- [DATA]:
####
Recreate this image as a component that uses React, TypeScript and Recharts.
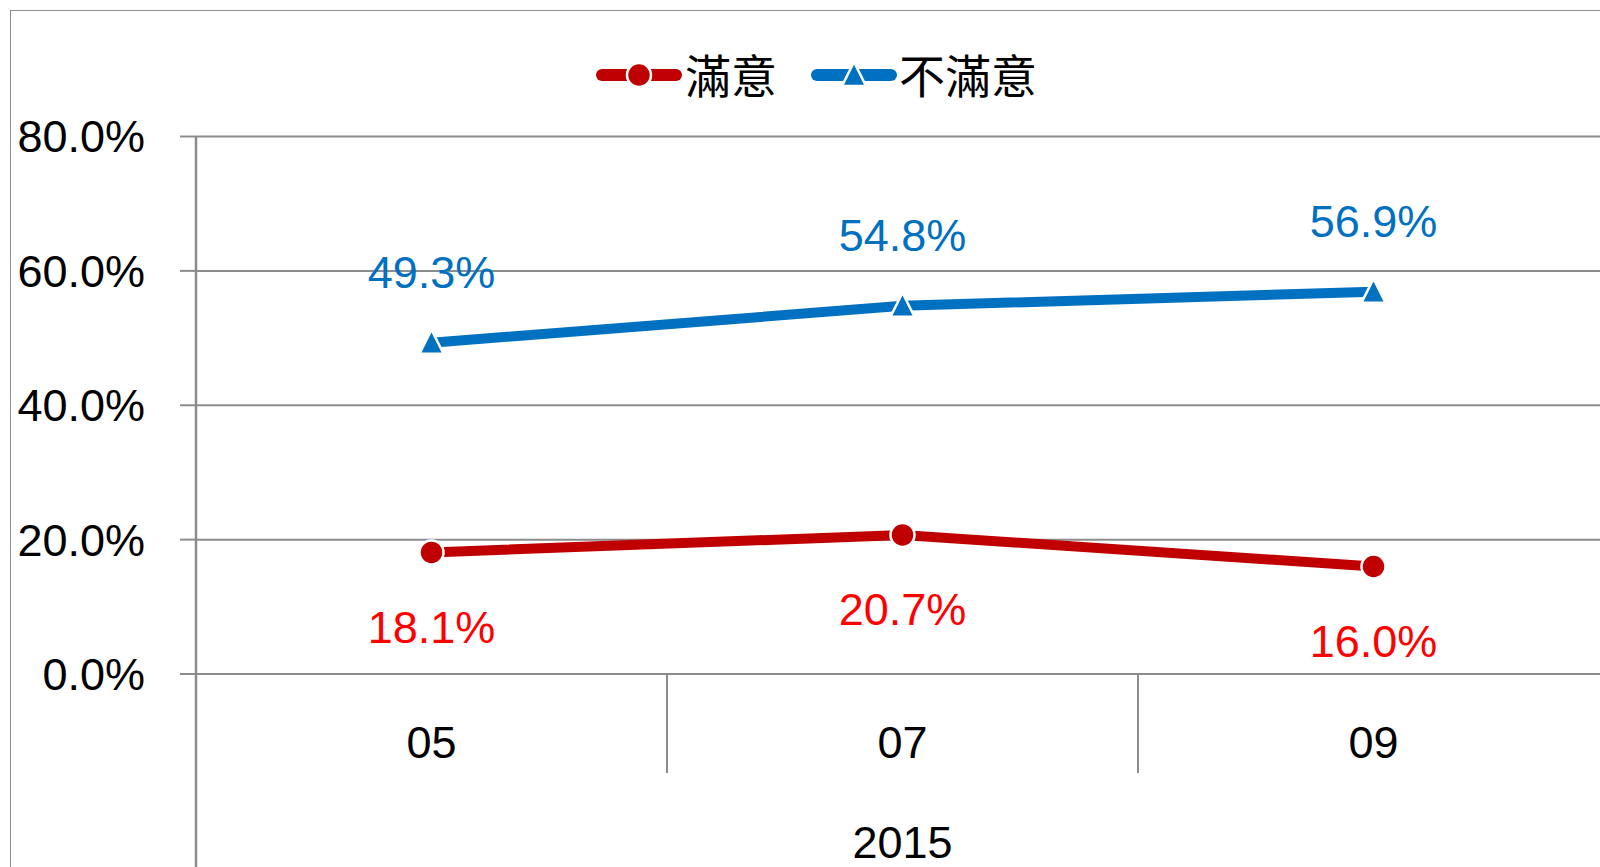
import React from 'react';
import { LineChart, Line, XAxis, YAxis, CartesianGrid, Legend, LabelList } from 'recharts';

const months = ['05', '07', '09'];
const satisfied = [18.1, 20.7, 16.0];
const dissatisfied = [49.3, 54.8, 56.9];
const yTicks = [0, 20, 40, 60, 80];
const yearLabel = '2015';
const seriesNames = ['滿意', '不滿意'];
const seriesColors = ['#C00000', '#0070C0'];
const labelColors = ['#FF0000', '#0070C0'];

const data = months.map((m, i) => ({ month: m, s: satisfied[i], d: dissatisfied[i] }));

const NUM_FONT = '"Liberation Sans", Arial, sans-serif';
const CJK_FONT = '"Noto Sans CJK TC", "Noto Sans CJK SC", sans-serif';
const GRID = '#8c8c8c';

const CircleDot = (props: any) => {
  const { cx, cy } = props;
  if (cx == null || cy == null) return null;
  return <circle cx={cx} cy={cy} r={12} fill={seriesColors[0]} stroke="#fff" strokeWidth={2.5} />;
};

const TriDot = (props: any) => {
  const { cx, cy } = props;
  if (cx == null || cy == null) return null;
  const pts = `${cx},${cy - 13} ${cx + 12},${cy + 11} ${cx - 12},${cy + 11}`;
  return <polygon points={pts} fill={seriesColors[1]} stroke="#fff" strokeWidth={2.5} strokeLinejoin="miter" />;
};

const makeLabel = (color: string, dy: number) => (props: any) => {
  const { x, y, value } = props;
  return (
    <text x={x} y={y + dy} fill={color} fontSize={45} fontFamily={NUM_FONT} textAnchor="middle" dominantBaseline="central">
      {Number(value).toFixed(1)}%
    </text>
  );
};

const XTick = (props: any) => {
  const { x, y, payload, index, width, visibleTicksCount } = props;
  const n = visibleTicksCount || months.length;
  const band = payload && payload.offset ? payload.offset * 2 : width / n;
  const left = x - band / 2;
  const right = x + band / 2;
  return (
    <g>
      <text x={x} y={y + 68} fontSize={45} fontFamily={NUM_FONT} fill="#000" textAnchor="middle" dominantBaseline="central">
        {payload.value}
      </text>
      {index > 0 && <line x1={left} x2={left} y1={y} y2={y + 99} stroke={GRID} strokeWidth={2} />}
      {index < n - 1 && <line x1={right} x2={right} y1={y} y2={y + 99} stroke={GRID} strokeWidth={2} />}
      {index === 0 && <line x1={left} x2={left} y1={y} y2={y + 260} stroke={GRID} strokeWidth={2.5} />}
      {index === 0 && (
        <text x={left + (n * band) / 2} y={y + 168} fontSize={45} fontFamily={NUM_FONT} fill="#000" textAnchor="middle" dominantBaseline="central">
          {yearLabel}
        </text>
      )}
    </g>
  );
};

const LegendSymbol = ({ color, shape }: { color: string; shape: 'circle' | 'triangle' }) => (
  <svg width={90} height={30} style={{ display: 'block' }}>
    <line x1={8} x2={82} y1={15} y2={15} stroke={color} strokeWidth={12} strokeLinecap="round" />
    {shape === 'circle' ? (
      <circle cx={45} cy={15} r={12} fill={color} stroke="#fff" strokeWidth={2.5} />
    ) : (
      <polygon points="45,2 57,26 33,26" fill={color} stroke="#fff" strokeWidth={2.5} />
    )}
  </svg>
);

const LegendContent = () => (
  <div style={{ position: 'relative', height: 0 }}>
    <div style={{ position: 'absolute', left: 594, top: 0, height: 50, display: 'flex', alignItems: 'center', whiteSpace: 'nowrap' }}>
      <LegendSymbol color={seriesColors[0]} shape="circle" />
      <span style={{ fontFamily: CJK_FONT, fontSize: 46, lineHeight: '50px', marginLeft: 1, color: '#000', position: 'relative', top: -2 }}>{seriesNames[0]}</span>
      <div style={{ width: 32 }} />
      <LegendSymbol color={seriesColors[1]} shape="triangle" />
      <span style={{ fontFamily: CJK_FONT, fontSize: 46, lineHeight: '50px', marginLeft: 0, color: '#000', position: 'relative', top: -2 }}>{seriesNames[1]}</span>
    </div>
  </div>
);

export default function App() {
  return (
    <div style={{ position: 'absolute', left: 0, top: 0, width: 1600, height: 867, overflow: 'hidden', background: '#fff' }}>
      <div style={{ position: 'absolute', left: 10, top: 10, width: 1700, height: 950, border: '1px solid #8f8f8f' }} />
      <div style={{ position: 'absolute', left: 0, top: 0 }}>
        <LineChart width={1640} height={867} data={data} margin={{ top: 136.5, right: 31, bottom: 0, left: 0 }}>
          <CartesianGrid vertical={false} stroke={GRID} strokeWidth={2} />
          <XAxis
            dataKey="month"
            scale="band"
            axisLine={false}
            tickLine={false}
            tickSize={0}
            tickMargin={0}
            height={193}
            interval={0}
            tick={<XTick />}
          />
          <YAxis
            domain={[0, 80]}
            ticks={yTicks}
            width={196}
            tickSize={16}
            tickMargin={35}
            axisLine={{ stroke: GRID, strokeWidth: 2.5 }}
            tickLine={{ stroke: GRID, strokeWidth: 2 }}
            tick={{ fontSize: 45, fontFamily: NUM_FONT, fill: '#000' }}
            tickFormatter={(v: number) => v.toFixed(1) + '%'}
          />
          <Legend
            verticalAlign="top"
            content={<LegendContent />}
            wrapperStyle={{ top: 50, left: 0, width: 1640, height: 0 }}
          />
          <Line
            dataKey="s"
            name={seriesNames[0]}
            stroke={seriesColors[0]}
            strokeWidth={10}
            dot={<CircleDot />}
            activeDot={false}
            isAnimationActive={false}
          >
            <LabelList dataKey="s" content={makeLabel(labelColors[0], 75)} />
          </Line>
          <Line
            dataKey="d"
            name={seriesNames[1]}
            stroke={seriesColors[1]}
            strokeWidth={10}
            dot={<TriDot />}
            activeDot={false}
            isAnimationActive={false}
          >
            <LabelList dataKey="d" content={makeLabel(labelColors[1], -70)} />
          </Line>
        </LineChart>
      </div>
    </div>
  );
}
####
- [WHAT YOU SHOULD DO]: Omit the pictures and output all of the other material exactly.

- [TASK RESULT]:
Recreate this image as a component that uses React, TypeScript and Recharts.
import React from 'react';
import { LineChart, Line, XAxis, YAxis, CartesianGrid, Legend, LabelList } from 'recharts';

const months = ['05', '07', '09'];
const satisfied = [18.1, 20.7, 16.0];
const dissatisfied = [49.3, 54.8, 56.9];
const yTicks = [0, 20, 40, 60, 80];
const yearLabel = '2015';
const seriesNames = ['滿意', '不滿意'];
const seriesColors = ['#C00000', '#0070C0'];
const labelColors = ['#FF0000', '#0070C0'];

const data = months.map((m, i) => ({ month: m, s: satisfied[i], d: dissatisfied[i] }));

const NUM_FONT = '"Liberation Sans", Arial, sans-serif';
const CJK_FONT = '"Noto Sans CJK TC", "Noto Sans CJK SC", sans-serif';
const GRID = '#8c8c8c';

const CircleDot = (props: any) => {
  const { cx, cy } = props;
  if (cx == null || cy == null) return null;
  return <circle cx={cx} cy={cy} r={12} fill={seriesColors[0]} stroke="#fff" strokeWidth={2.5} />;
};

const TriDot = (props: any) => {
  const { cx, cy } = props;
  if (cx == null || cy == null) return null;
  const pts = `${cx},${cy - 13} ${cx + 12},${cy + 11} ${cx - 12},${cy + 11}`;
  return <polygon points={pts} fill={seriesColors[1]} stroke="#fff" strokeWidth={2.5} strokeLinejoin="miter" />;
};

const makeLabel = (color: string, dy: number) => (props: any) => {
  const { x, y, value } = props;
  return (
    <text x={x} y={y + dy} fill={color} fontSize={45} fontFamily={NUM_FONT} textAnchor="middle" dominantBaseline="central">
      {Number(value).toFixed(1)}%
    </text>
  );
};

const XTick = (props: any) => {
  const { x, y, payload, index, width, visibleTicksCount } = props;
  const n = visibleTicksCount || months.length;
  const band = payload && payload.offset ? payload.offset * 2 : width / n;
  const left = x - band / 2;
  const right = x + band / 2;
  return (
    <g>
      <text x={x} y={y + 68} fontSize={45} fontFamily={NUM_FONT} fill="#000" textAnchor="middle" dominantBaseline="central">
        {payload.value}
      </text>
      {index > 0 && <line x1={left} x2={left} y1={y} y2={y + 99} stroke={GRID} strokeWidth={2} />}
      {index < n - 1 && <line x1={right} x2={right} y1={y} y2={y + 99} stroke={GRID} strokeWidth={2} />}
      {index === 0 && <line x1={left} x2={left} y1={y} y2={y + 260} stroke={GRID} strokeWidth={2.5} />}
      {index === 0 && (
        <text x={left + (n * band) / 2} y={y + 168} fontSize={45} fontFamily={NUM_FONT} fill="#000" textAnchor="middle" dominantBaseline="central">
          {yearLabel}
        </text>
      )}
    </g>
  );
};

const LegendSymbol = ({ color, shape }: { color: string; shape: 'circle' | 'triangle' }) => (
  <svg width={90} height={30} style={{ display: 'block' }}>
    <line x1={8} x2={82} y1={15} y2={15} stroke={color} strokeWidth={12} strokeLinecap="round" />
    {shape === 'circle' ? (
      <circle cx={45} cy={15} r={12} fill={color} stroke="#fff" strokeWidth={2.5} />
    ) : (
      <polygon points="45,2 57,26 33,26" fill={color} stroke="#fff" strokeWidth={2.5} />
    )}
  </svg>
);

const LegendContent = () => (
  <div style={{ position: 'relative', height: 0 }}>
    <div style={{ position: 'absolute', left: 594, top: 0, height: 50, display: 'flex', alignItems: 'center', whiteSpace: 'nowrap' }}>
      <LegendSymbol color={seriesColors[0]} shape="circle" />
      <span style={{ fontFamily: CJK_FONT, fontSize: 46, lineHeight: '50px', marginLeft: 1, color: '#000', position: 'relative', top: -2 }}>{seriesNames[0]}</span>
      <div style={{ width: 32 }} />
      <LegendSymbol color={seriesColors[1]} shape="triangle" />
      <span style={{ fontFamily: CJK_FONT, fontSize: 46, lineHeight: '50px', marginLeft: 0, color: '#000', position: 'relative', top: -2 }}>{seriesNames[1]}</span>
    </div>
  </div>
);

export default function App() {
  return (
    <div style={{ position: 'absolute', left: 0, top: 0, width: 1600, height: 867, overflow: 'hidden', background: '#fff' }}>
      <div style={{ position: 'absolute', left: 10, top: 10, width: 1700, height: 950, border: '1px solid #8f8f8f' }} />
      <div style={{ position: 'absolute', left: 0, top: 0 }}>
        <LineChart width={1640} height={867} data={data} margin={{ top: 136.5, right: 31, bottom: 0, left: 0 }}>
          <CartesianGrid vertical={false} stroke={GRID} strokeWidth={2} />
          <XAxis
            dataKey="month"
            scale="band"
            axisLine={false}
            tickLine={false}
            tickSize={0}
            tickMargin={0}
            height={193}
            interval={0}
            tick={<XTick />}
          />
          <YAxis
            domain={[0, 80]}
            ticks={yTicks}
            width={196}
            tickSize={16}
            tickMargin={35}
            axisLine={{ stroke: GRID, strokeWidth: 2.5 }}
            tickLine={{ stroke: GRID, strokeWidth: 2 }}
            tick={{ fontSize: 45, fontFamily: NUM_FONT, fill: '#000' }}
            tickFormatter={(v: number) => v.toFixed(1) + '%'}
          />
          <Legend
            verticalAlign="top"
            content={<LegendContent />}
            wrapperStyle={{ top: 50, left: 0, width: 1640, height: 0 }}
          />
          <Line
            dataKey="s"
            name={seriesNames[0]}
            stroke={seriesColors[0]}
            strokeWidth={10}
            dot={<CircleDot />}
            activeDot={false}
            isAnimationActive={false}
          >
            <LabelList dataKey="s" content={makeLabel(labelColors[0], 75)} />
          </Line>
          <Line
            dataKey="d"
            name={seriesNames[1]}
            stroke={seriesColors[1]}
            strokeWidth={10}
            dot={<TriDot />}
            activeDot={false}
            isAnimationActive={false}
          >
            <LabelList dataKey="d" content={makeLabel(labelColors[1], -70)} />
          </Line>
        </LineChart>
      </div>
    </div>
  );
}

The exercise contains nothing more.